Harold G. Fox Education Fund v. Ontario (Public Trustee), decided by Ontario High Court of Justice in 1989, is a leading decision on when a court will approve remuneration paid to a director of a charitable corporation who acts for the corporation in a capacity other than that of director.
Dr. Harold G. Fox was a leading Canadian intellectual property lawyer. While he was alive, he incorporated a charitable corporation under Part III of the Ontario Corporations Act called the Harold G. Fox Education Fund. Dr. Fox had been an honorary member of the Middle Temple in England and he hoped that the fund would be used to establish scholarships primarily for graduates in law from Ontario universities to study and work in England and secondarily for suitable members of the Middle Temple to study in the chambers of Ontario barristers.
Dr. Fox died in 1970 and his wife died in 1984. Upon her death, the fund was endowed by the estate with $3 million and its income was about $250,000 a year.
However, even before her death, Mrs. Fox's health was frail and the burden of looking after the fund fell to one of the other local trustees, Mr. Pepper. Since 1972, Mr. Pepper had been sporadically receiving remuneration from the fund, totalling $34,980 over 14 years. At that point, he applied to court for retroactive approval of the amounts he had been paid in the past and advance approval of the sum of $1,000 a month in anticipation of his future services to the fund.

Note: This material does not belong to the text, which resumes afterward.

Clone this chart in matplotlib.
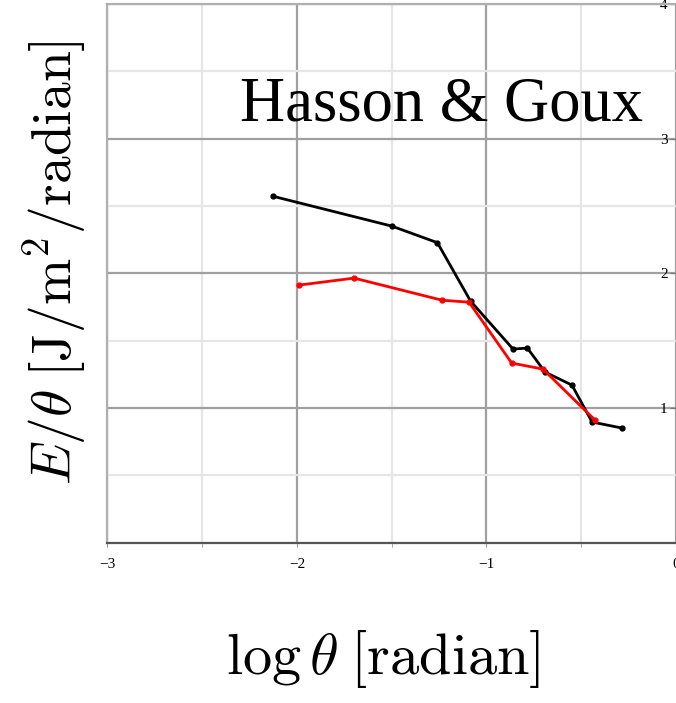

The letters patent of the corporation included the following provision:
AND IT IS HEREBY FURTHER ORDAINED AND DELARED that the directors shall serve without remuneration, and no director shall, directly or indirectly, receive any profits from his position as such; reasonable expenses incurred by the director in the performance of his duty may be paid.
This provision (or one comparable) is compulsory for all charitable corporations incorporated or continued under the OCA. It is also commonplace for charitable corporation incorporated or continued under federal law.
Justice Van Camp:
- retroactively approved the past payments of remuneration to the director and also approved the prospective monthly payments of remuneration;
- held that the restriction in the letters patent is only as to remuneration as a director;
- further held that, in an application to court for approval before payment, the onus is on the applicant to show that the payment for services other than as a director is in the best interest of the corporation in light of the circumstances;
- held that approval of the court should be made before payment;
- held that there is no reason why a prospective allowance could not be made to a director for services in another capacity; and
- found that the nature of the services provided, and to be provided, required a special administrator at a salary and that the corporation benefitted from the services beyond what was required of the individual as a director. Otherwise, it may have been impossible for the fund to continue and achieve its objectives.
3. Key Observations
The key principle of Harold G. Fox is that, while remuneration can be paid to a director who acts in another capacity for the corporation, the court must approve the payment in advance of it being made and be satisfied that the payment is reasonable and in the best interests of the corporation under the circumstances. Usually, it will be preferable to avoid the expense and uncertainty of a court application by simply having the individual step down from the board before he or she begins remunerative work for the charitable corporation. This deftly obviates the need for a court application.